In India, however, Buddhism disappeared. By briefly surveying the history of Indian Buddhism, some of its special characteristics as well as several reasons for its disappearance can be ascertained. At the time of Sākyamuni Buddha's death in the fifth century B.C.E., the Buddhist order consisted of small groups of mendicants in central India. Through the efforts of Sākyamuni's disciples, Buddhism spread to the south and west. In the third century B.C.E., after the conversion of King Asoka, Buddhism was soon promulgated throughout India. With the growth of the order and increases in the numbers of monks, disputes arose over the observance of monastic discipline and the interpretation of doctrine. The early order eventually divided into two schools: the progressive Mahāsanghika and the conservative Sthaviravāda (P. Theravāda). Additional schisms occurred until many schools existed and Buddhism entered its sectarian (Nikāya or Hinayāna) period.

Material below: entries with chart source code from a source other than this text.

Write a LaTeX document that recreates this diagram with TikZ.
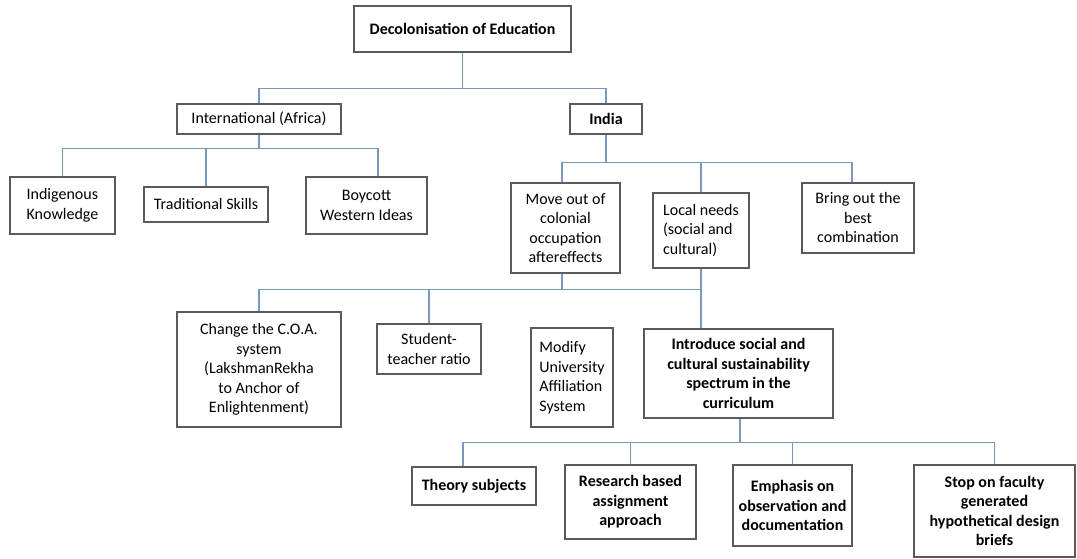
\documentclass[tikz,border=0pt]{standalone}
\usepackage{fontspec}
\setmainfont{Carlito}
\usetikzlibrary{calc}
\definecolor{conector}{HTML}{7A98BC}
\definecolor{borde}{HTML}{5A5A5A}

\begin{document}
\begin{tikzpicture}[x=1pt, y=-1pt,
  font=\fontsize{16}{19.5}\selectfont,
  caja/.style={draw=borde, line width=1.2pt, fill=white, align=center, inner sep=2pt},
  negrita/.style={caja, font=\fontsize{16}{19.5}\selectfont\bfseries},
  linea/.style={draw=conector, line width=1.1pt}]
\useasboundingbox (0,0) rectangle (1077,559);
\node[negrita, minimum width=217pt, minimum height=46pt] (raiz) at (462.5,29) {Decolonisation of Education};
\node[caja, minimum width=164pt, minimum height=30pt] (intl) at (259,119) {International (Africa)};
\node[negrita, minimum width=72pt, minimum height=30pt] (india) at (606,119) {India};
\node[caja, align=left, minimum width=105pt, minimum height=57pt] (indig) at (62.5,205.5) {Indigenous\\Knowledge};
\node[caja, minimum width=124pt, minimum height=35pt] (trad) at (206,204.5) {Traditional Skills};
\node[caja, minimum width=121pt, minimum height=57pt] (boyc) at (366.5,205.5) {Boycott\\Western Ideas};
\node[caja, minimum width=109pt, minimum height=90pt] (move) at (565.5,228) {Move out of\\colonial\\occupation\\aftereffects};
\node[caja, align=left, minimum width=96pt, minimum height=75pt] (local) at (701,230.5) {Local needs\\(social and\\cultural)};
\node[caja, minimum width=112pt, minimum height=70pt] (bring) at (858,218) {Bring out the\\best\\combination};
\node[caja, minimum width=164pt, minimum height=115pt] (coa) at (259,369.5) {Change the C.O.A.\\system\\(LakshmanRekha\\to Anchor of\\Enlightenment)};
\node[caja, minimum width=104pt, minimum height=50pt] (stud) at (429,349) {Student-\\teacher ratio};
\node[caja, align=left, minimum width=82pt, minimum height=99pt] (modif) at (572,377.5) {Modify\\University\\Affiliation\\System};
\node[negrita, minimum width=189pt, minimum height=89pt] (intro) at (738.5,373.5) {Introduce social and\\cultural sustainability\\spectrum in the\\curriculum};
\node[negrita, minimum width=124pt, minimum height=38pt] (theory) at (474,486) {Theory subjects};
\node[negrita, minimum width=131pt, minimum height=74pt] (research) at (630.5,502) {Research based\\assignment\\approach};
\node[negrita, minimum width=119pt, minimum height=81pt] (emph) at (792.5,505.5) {Emphasis on\\observation and\\documentation};
\node[negrita, minimum width=161pt, minimum height=92pt] (stop) at (994.5,511) {Stop on faculty\\generated\\hypothetical design\\briefs};
% raiz
\draw[linea] (raiz.south) -- ++(0,36) coordinate (b0);
\draw[linea] (intl.north) |- (b0) -| (india.north);
% africa
\draw[linea] (intl.south) -- ++(0,14) coordinate (b1);
\draw[linea] (indig.north) |- (b1) -| ([xshift=11.5pt]boyc.north);
\draw[linea] (trad.north) -- (trad.north |- b1);
% india
\draw[linea] (india.south) -- ++(0,28) coordinate (b2);
\draw[linea] ([xshift=-3.5pt]move.north) |- (b2) -| ([xshift=-6pt]bring.north);
\draw[linea] (local.north) -- (local.north |- b2);
% medidas
\draw[linea] ([xshift=-3.5pt]move.south) -- ++(0,16) coordinate (b3);
\draw[linea] (coa.north) |- (b3) -- (b3 -| local.south);
\draw[linea] (stud.north) -- (stud.north |- b3);
\draw[linea] (local.south) -- (local.south |- intro.north);
% curriculo
\draw[linea] ([xshift=1.5pt]intro.south) -- ++(0,24) coordinate (b4);
\draw[linea] ([xshift=-11pt]theory.north) |- (b4) -| (stop.north);
\draw[linea] (research.north) -- (research.north |- b4);
\draw[linea] (emph.north) -- (emph.north |- b4);
\end{tikzpicture}
\end{document}
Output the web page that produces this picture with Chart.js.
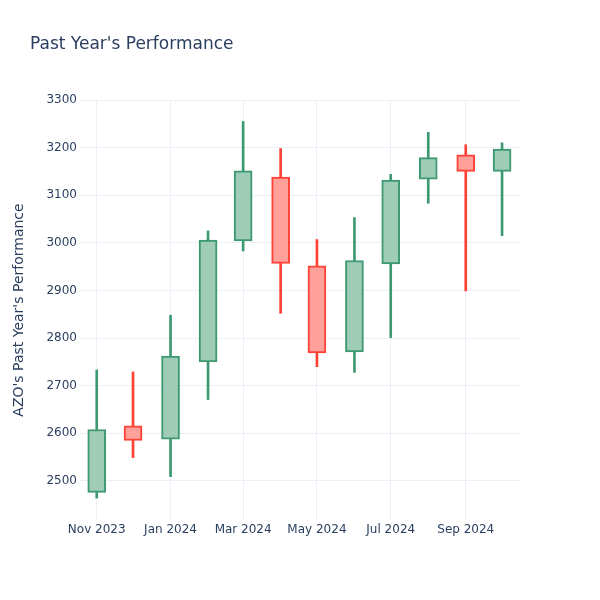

The terms “eighteen schools” or “twenty schools” are found in many traditional sources that refer to Sectarian Buddhism, but the names of many more than twenty schools are known from inscriptions. Of these schools, the Theravāda, Sarvāstivāda, Sautrāntika, Sammatiya (all of Sthaviravāda lineage), and the Mahāsanghika schools were the most important. By the beginning of the common era, Mahāyāna Buddhism had also begun to develop. Mahāyāna (great vehicle) Buddhists criticized the adherents of Nikāya Buddhism by calling them “Hinayāna" (inferior vehicle) Buddhists, a deprecatory term applied especially to Sarvāstivādins.